A year or two earlier I had bought my first handgun, a Ruger LCP Max. I chose the LCP because it is very small, easy to conceal and convenient to carry. However, since small handguns can be hard to shoot, and since I had not yet learned a key principle that would improve my shooting, I wasn't able to consistently shoot that little gun with the accuracy I wanted. Having watched a lot of good reviews of the Smith and Wesson Shield Plus, I bought one. On this Thanksgiving Day trip to the gun club, my Shield Plus was still new and I hadn't shot it very much.
At one point I was taking my turn and I decided to shoot at the dueling tree, the one with the circles that swing from one side to the other. I took a few shots with the Shield Plus and was hitting the targets. The gun felt good in my hands and the more percussive 9mm pop made it fun to shoot. I was really enjoying the Shield Plus, mostly because it was easier to shoot.
My dad and I continued to take turns shooting and were having a good time. Eventually, we heard some cars coming. A guy that my dad and I know had brought a bunch of his extended family to the gun club. He came over and said hello then returned to his group.

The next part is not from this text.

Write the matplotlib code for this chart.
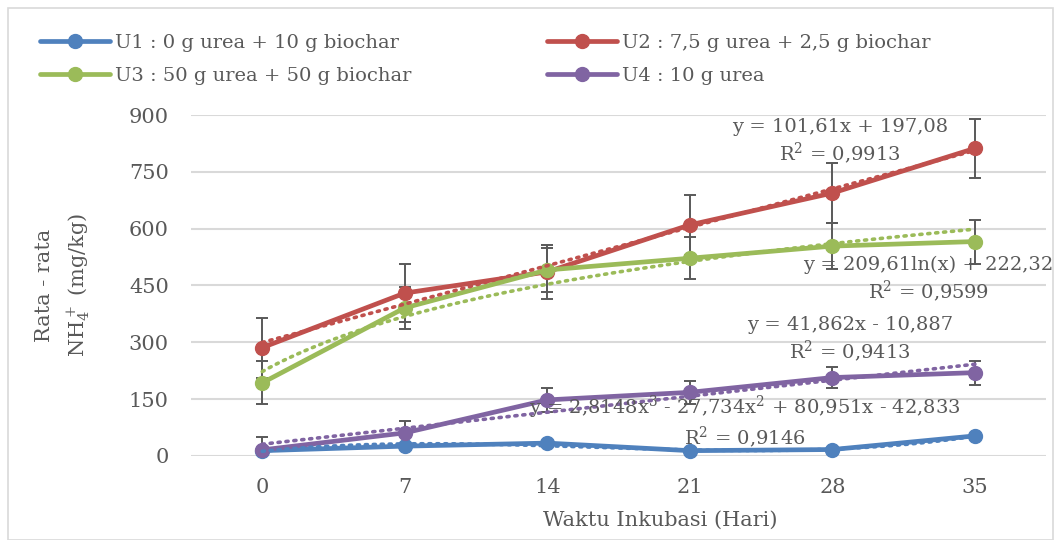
import numpy as np
import matplotlib.pyplot as plt
from matplotlib.patches import Rectangle

plt.rcParams['font.family'] = ['DejaVu Serif']
plt.rcParams['mathtext.fontset'] = 'dejavuserif'

days = ['0', '7', '14', '21', '28', '35']
names = ['U1 : 0 g urea + 10 g biochar', 'U2 : 7,5 g urea + 2,5 g biochar',
         'U3 : 50 g urea + 50 g biochar', 'U4 : 10 g urea']
u1 = [14, 26, 34, 14, 17, 53]
u2 = [286, 430, 486, 610, 694, 812]
u3 = [193, 391, 491, 522, 554, 566]
u4 = [16, 61, 148, 168, 207, 220]
e2 = [79, 77, 71, 79, 80, 78]
e3 = [57, 56, 58, 56, 60, 58]
e4 = [34, 31, 32, 30, 28, 32]
eq_text = ['y = 2,8148x$^3$ - 27,734x$^2$ + 80,951x - 42,833\nR$^2$ = 0,9146',
           'y = 101,61x + 197,08\nR$^2$ = 0,9913',
           'y = 209,61ln(x) + 222,32\nR$^2$ = 0,9599',
           'y = 41,862x - 10,887\nR$^2$ = 0,9413']

colors = ['#4F81BD', '#C0504D', '#9BBB59', '#8064A2']
grey = '#595959'
fs = 14

fig = plt.figure(figsize=(10.61, 5.40), dpi=100)
ax = fig.add_axes([0.18, 0.1556, 0.806, 0.6314])

xs = np.arange(len(days))
xi = xs + 1.0
series = [u1, u2, u3, u4]
errs = [None, e2, e3, e4]
handles = []
for k, (vals, er) in enumerate(zip(series, errs)):
    if er is not None:
        ax.errorbar(xs, vals, yerr=er, fmt='none', ecolor=grey, elinewidth=1.4,
                    capsize=4.5, capthick=1.4, zorder=2)
    h, = ax.plot(xs, vals, color=colors[k], lw=3.4, marker='o', ms=10,
                 solid_capstyle='round', zorder=3 + k, label=names[k], clip_on=False)
    handles.append(h)

# trendlines fitted from the data
dots = (0, (0.6, 1.6))
t = np.linspace(1, 6, 100)
c = np.polyfit(xi, u1, 3)
ax.plot(t - 1, np.polyval(c, t), ls=dots, color=colors[0], lw=2.6, zorder=8, dash_capstyle='round')
c = np.polyfit(xi, u2, 1)
ax.plot(t - 1, np.polyval(c, t), ls=dots, color=colors[1], lw=2.6, zorder=8, dash_capstyle='round')
c = np.polyfit(np.log(xi), u3, 1)
ax.plot(t - 1, c[0] * np.log(t) + c[1], ls=dots, color=colors[2], lw=2.6, zorder=8, dash_capstyle='round')
c = np.polyfit(xi, u4, 1)
ax.plot(t - 1, np.polyval(c, t), ls=dots, color=colors[3], lw=2.6, zorder=8, dash_capstyle='round')

ax.set_xlim(-0.5, 5.5)
ax.set_ylim(0, 900)
ax.set_xticks(xs)
ax.set_xticklabels(days)
ax.set_yticks(np.arange(0, 901, 150))
ax.grid(axis='y', color='#D9D9D9', lw=1.5, zorder=0)
ax.set_axisbelow(True)
for s in ax.spines.values():
    s.set_visible(False)
ax.tick_params(length=0, colors=grey, labelsize=15)
ax.tick_params(axis='x', pad=16)
ax.tick_params(axis='y', pad=16)

# trendline equations
pos = [(745, 422), (840, 142), (928, 280), (850, 340)]
for (px, py), s in zip(pos, eq_text):
    fig.text(px / 1061, 1 - py / 540, s, ha='center', va='center', fontsize=fs,
             color=grey, multialignment='center', linespacing=1.2, zorder=10)

fig.text(660 / 1061, 1 - 520 / 540, 'Waktu Inkubasi (Hari)', ha='center', va='center',
         fontsize=15, color=grey)
fig.text(45 / 1061, 1 - 285 / 540, 'Rata - rata', rotation=90, ha='center', va='center',
         fontsize=15, color=grey)
fig.text(79 / 1061, 1 - 285 / 540, r'NH$_4^+$ (mg/kg)', rotation=90, ha='center', va='center',
         fontsize=15, color=grey)

order = [handles[0], handles[2], handles[1], handles[3]]
fig.legend(order, [h.get_label() for h in order], loc='upper left', ncol=2,
           bbox_to_anchor=(0.021, 0.97), frameon=False, fontsize=fs, labelcolor=grey,
           handlelength=3.6, handletextpad=0.26, columnspacing=7.0, labelspacing=0.8)

fig.patches.append(Rectangle((8 / 1061, 0), 1045 / 1061, 1 - 8 / 540, transform=fig.transFigure,
                             fill=False, ec='#D9D9D9', lw=1.2))

fig.savefig('out.png', dpi=100)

At one point I took another turn shooting at the dueling tree. I was enjoying being able to hit the targets and began trying to move from one circle to the next more quickly. In doing this, my aim crossed the center column several times. As I tried to shoot faster, one of my shots was really bad. I took a shot and the bullet, perhaps just a fragment of the bullet, came back to me. As I remember it, I saw the fragment coming toward me, reflecting the sunlight as it was about ten feet away. I remember hearing it as well. I imagine a flattened or jagged fragment would make a sound if moving quickly enough through the air, but I don't know that I would have actually heard that with my ear protection on. As the fragment reached me, I was still in a shooting stance with both arms extended, aiming the gun at the target. I felt it graze my left forearm. I looked at my arm and went back to the bench where my dad was. It looked like someone had drawn a half-inch straight line with a red pen on my forearm. I told my dad what had happened, and we decided to call it a day. We went back to my parents' house where we would soon have a nice Thanksgiving dinner.
The next day I asked my wife to take a picture of me while I stood in a shooting stance as if I were shooting at the target again. The line on my arm was consistent with the path of a bullet or fragment coming from the direction of the target. My dad went back to the gun club that next day and took a careful look at the target. He saw there was a small fresh nick in the horizontal center of the target's center column. The column was a sturdy piece of angle iron with a rounded 90-degree bend. So, the leading edge of the angle iron, the surface of the column closest to the shooter wasn't a sharp 90-degree corner, but a smooth rounded corner. A small point on the center of the column was more similar to a flat surface than a sharp 90-degree bend. My bad shot was perfectly bad in a sense, as it hit the center column right in the middle of its rounded leading edge.
While lots of people use steel targets, I decided to no longer use them. This experience has helped me become a better and safer shooter as I am now much more mindful of the situations in which there is potential for ricochet.